Estimated Taxes


The Internal Revenue Service considers income tax as a pay as you go tax. You owe tax on the money you made this month, this month. That is why your employer takes money out of each paycheck to pay for your taxes. At the end of the year it is necessary to reconcile the taxes you actually owe with what you have already paid through withholding using the 1040 tax form. Some people have a balance due if they have not had enough money withheld and some people receive a refund, if they have overpaid their taxes.


If you are self-employed, there is no withholding so it is necessary to pay quarterly estimates. In actuality, tax withheld from your paycheck is an estimate as well. The withholding amount can be adjusted to assure that you are paying close to the actual amount due. Estimates are usually based on the previous year’s income, but not necessarily, because each person or company's situation is different.

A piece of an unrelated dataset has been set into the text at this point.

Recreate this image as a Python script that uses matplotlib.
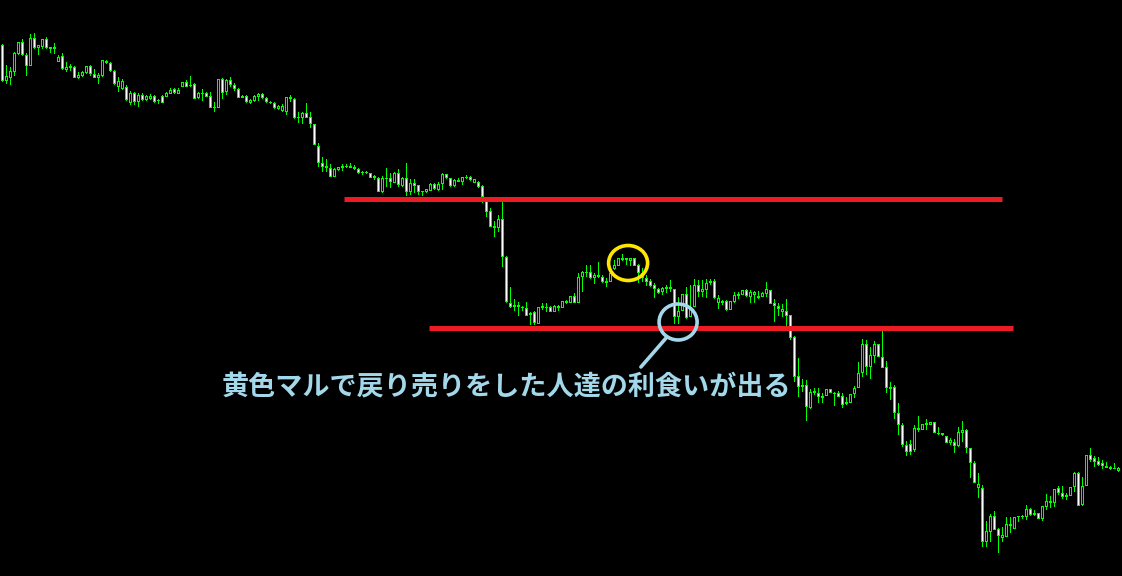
import numpy as np
import matplotlib
matplotlib.use("Agg")
import matplotlib.pyplot as plt
from matplotlib.patches import Rectangle, Ellipse
from matplotlib.collections import PatchCollection

opens = [555,519,522,528,546,558,545,534,562,552,
         553,561,551,553,538,544,530,532,533,522,
         524,527,534,526,522,524,539,537,529,513,
         511,513,497,507,498,505,500,501,504,499,
         504,503,506,511,506,513,518,514,516,502,
         506,507,504,492,492,521,508,520,515,511,
         502,504,497,499,503,506,502,497,497,491,
         489,488,503,501,482,482,487,483,476,454,
         437,432,432,423,430,432,433,434,433,431,
         427,428,427,422,422,408,421,422,417,427,
         414,422,408,417,415,408,408,409,416,410,
         416,426,422,414,418,418,422,423,417,418,
         414,401,389,372,372,381,343,297,293,293,
         292,292,285,288,276,294,292,293,288,292,
         292,297,297,304,297,323,327,328,322,323,
         323,317,318,331,334,340,342,339,342,335,
         327,322,319,315,311,308,311,311,311,283,
         289,306,283,293,315,308,310,317,319,297,
         299,299,290,298,304,305,310,303,305,304,
         303,306,310,297,294,288,289,285,263,224,
         213,215,192,207,207,202,204,211,206,207,
         204,196,197,206,212,227,256,233,244,256,
         243,233,211,213,187,175,155,156,150,170,
         170,175,175,178,166,165,164,157,158,154,
         167,170,152,137,112,112,58,68,84,71,
         62,63,74,71,83,83,83,91,87,87,
         81,93,99,97,112,107,103,104,113,127,
         95,114,145,142,139,137,132,131,131,129]

highs = [556,535,533,548,558,561,547,566,567,555,
         561,563,553,557,545,547,538,536,534,528,
         529,534,535,531,527,540,540,538,530,523,
         521,515,509,508,507,507,505,506,505,501,
         505,508,512,512,512,518,520,524,517,508,
         511,508,508,498,521,522,521,523,517,512,
         505,505,501,505,507,507,503,499,498,495,
         496,503,505,502,488,488,497,488,476,457,
         443,441,436,432,433,436,436,437,435,432,
         429,429,427,425,423,424,432,427,428,431,
         423,437,421,421,415,409,411,417,417,418,
         427,426,422,421,422,423,425,424,421,419,
         415,403,392,379,385,399,344,313,301,298,
         294,298,288,289,293,297,297,294,295,295,
         299,300,304,307,327,329,335,335,327,338,
         325,322,327,340,342,346,342,342,342,336,
         332,325,321,317,312,313,315,320,311,303,
         306,313,315,321,320,320,321,321,321,305,
         300,300,299,308,308,310,311,310,309,309,
         308,318,310,301,297,296,301,285,264,242,
         221,220,211,212,212,207,211,211,208,209,
         207,203,206,214,238,261,260,253,259,256,
         270,239,218,215,197,177,159,160,175,184,
         176,181,178,178,173,167,164,162,161,173,
         179,171,152,139,127,115,79,86,89,72,
         73,83,83,83,84,85,95,92,90,87,
         94,106,104,111,114,114,107,113,128,128,
         123,145,152,144,143,140,138,134,137,133]

lows = [518,516,515,524,545,544,524,534,551,545,
        551,551,547,546,538,530,528,529,522,521,
        523,526,524,522,516,523,536,528,515,508,
        510,499,495,495,493,499,499,500,497,496,
        497,503,506,506,506,513,513,513,501,501,
        499,503,492,488,492,501,505,513,509,502,
        502,497,496,498,499,501,497,496,491,490,
        488,485,498,481,477,476,482,472,455,433,
        428,428,423,423,429,429,432,432,430,426,
        425,426,422,420,408,407,413,412,417,413,
        413,404,405,407,405,404,407,409,410,409,
        410,421,413,413,418,415,421,419,417,412,
        397,383,373,363,368,333,297,292,289,284,
        289,284,275,275,276,290,288,288,288,289,
        292,296,297,297,297,308,323,321,316,322,
        317,313,318,330,334,339,335,334,334,317,
        318,314,313,302,306,305,307,308,276,276,
        289,281,283,293,303,303,302,315,301,291,
        295,289,290,297,301,305,303,297,297,301,
        303,303,296,278,284,283,272,260,218,203,
        208,179,191,205,197,197,204,207,194,203,
        192,195,197,202,212,223,225,221,237,243,
        232,207,200,181,165,153,144,145,148,168,
        170,170,175,167,165,164,157,155,147,153,
        158,147,122,117,102,53,53,58,70,47,
        58,63,67,71,78,81,80,84,84,81,
        79,90,92,93,105,101,100,104,108,94,
        94,114,138,133,134,131,132,130,131,128]

closes = [519,524,529,547,558,545,534,562,552,555,
          561,552,553,551,543,531,533,534,522,525,
          528,534,526,522,525,540,537,529,516,519,
          519,500,507,498,505,500,504,504,498,500,
          497,507,510,507,510,518,513,515,501,507,
          507,503,492,493,521,507,520,515,511,502,
          504,498,500,504,506,502,498,498,492,494,
          494,503,501,482,483,487,482,476,455,437,
          433,434,423,431,433,434,434,432,431,427,
          428,427,422,424,408,422,422,418,427,415,
          422,408,417,414,408,409,411,416,411,416,
          426,422,414,420,420,423,423,420,421,413,
          403,388,373,374,381,343,298,293,295,295,
          293,284,287,277,293,292,293,288,294,294,
          299,299,304,297,323,328,328,322,325,325,
          318,319,327,335,342,342,340,342,334,327,
          322,318,314,311,307,312,313,313,283,289,
          306,282,293,315,308,311,317,319,302,302,
          297,290,299,305,306,310,304,308,308,302,
          307,311,296,294,291,291,284,262,223,213,
          215,193,208,209,203,204,211,207,207,203,
          195,198,206,212,227,256,233,245,256,243,
          232,212,213,187,175,155,148,148,172,172,
          176,177,178,167,167,167,157,160,154,168,
          170,152,137,117,116,58,69,84,70,64,
          65,76,76,83,84,84,91,85,85,81,
          94,99,97,111,107,103,105,113,127,94,
          114,145,140,138,135,134,134,133,132,132]

upper_level = 401.5
lower_level = 272.5
label = "黄色マルで戻り売りをした人達の利食いが出る"

GREEN = "#00ff00"
RED = "#ed1c24"
YELLOW = "#ffe600"
LBLUE = "#a3d8ea"

fig = plt.figure(figsize=(11.22, 5.76), dpi=100, facecolor="black")
ax = fig.add_axes([0, 0, 1, 1])
ax.set_facecolor("black")
ax.axis("off")
ax.set_xlim(-0.625, 279.875)
ax.set_ylim(24, 600)

n = len(opens)
xs = np.arange(n)

green_rects = []
inner_rects, inner_faces = [], []
for x, o, h, l, c in zip(xs, opens, highs, lows, closes):
    # wick: 1 px wide
    green_rects.append(Rectangle((x - 0.125, l), 0.25, max(h - l, 1)))
    lo, hi = min(o, c), max(o, c)
    if hi - lo < 1:
        hi = lo + 1
    # body outline: 3 px wide
    green_rects.append(Rectangle((x - 0.375, lo), 0.75, hi - lo))
    if hi - lo >= 3:
        inner_rects.append(Rectangle((x - 0.125, lo + 1), 0.25, hi - lo - 2))
        inner_faces.append("white" if c < o else "black")

ax.add_collection(PatchCollection(green_rects, facecolors=GREEN, edgecolors="none",
                                  linewidths=0, antialiased=False, zorder=2))
ax.add_collection(PatchCollection(inner_rects, facecolors=inner_faces,
                                  edgecolors="none", linewidths=0,
                                  antialiased=False, zorder=3))

ax.plot([85.4, 249.9], [upper_level, upper_level], color=RED, lw=3.6,
        solid_capstyle="butt", zorder=4)
ax.plot([106.6, 252.6], [lower_level, lower_level], color=RED, lw=3.6,
        solid_capstyle="butt", zorder=4)

ax.add_patch(Ellipse((156.4, 337), 9.75, 35, fill=False, edgecolor=YELLOW,
                     lw=2.6, zorder=5))
ax.add_patch(Ellipse((168.9, 278), 9.5, 36, fill=False, edgecolor=LBLUE,
                     lw=2.6, zorder=5))
ax.plot([165.9, 159.6], [262, 233], color=LBLUE, lw=2.6,
        solid_capstyle="round", zorder=5)

ax.text(125.9, 214, label, color=LBLUE, fontsize=19.5, fontweight="bold",
        family=["Noto Sans CJK JP", "DejaVu Sans"], ha="center", va="center",
        zorder=6)

fig.savefig("out.png", dpi=100, facecolor="black")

Quarterly estimates are due April 15, June 15, September 15, and January 15 and should each represent one fourth of the total tax you think you will owe, including SE tax. There are special rules for farmers whose income is more likely to come in less consistently than say a barber shop.


Federal estimates are paid using Form 1040 ES. Each state also has their own system for filing estimated tax payments as well. If you wait until the end of the year to pay all of your taxes, the IRS will consider them late and charge you a small interest penalty even if paid by April 15.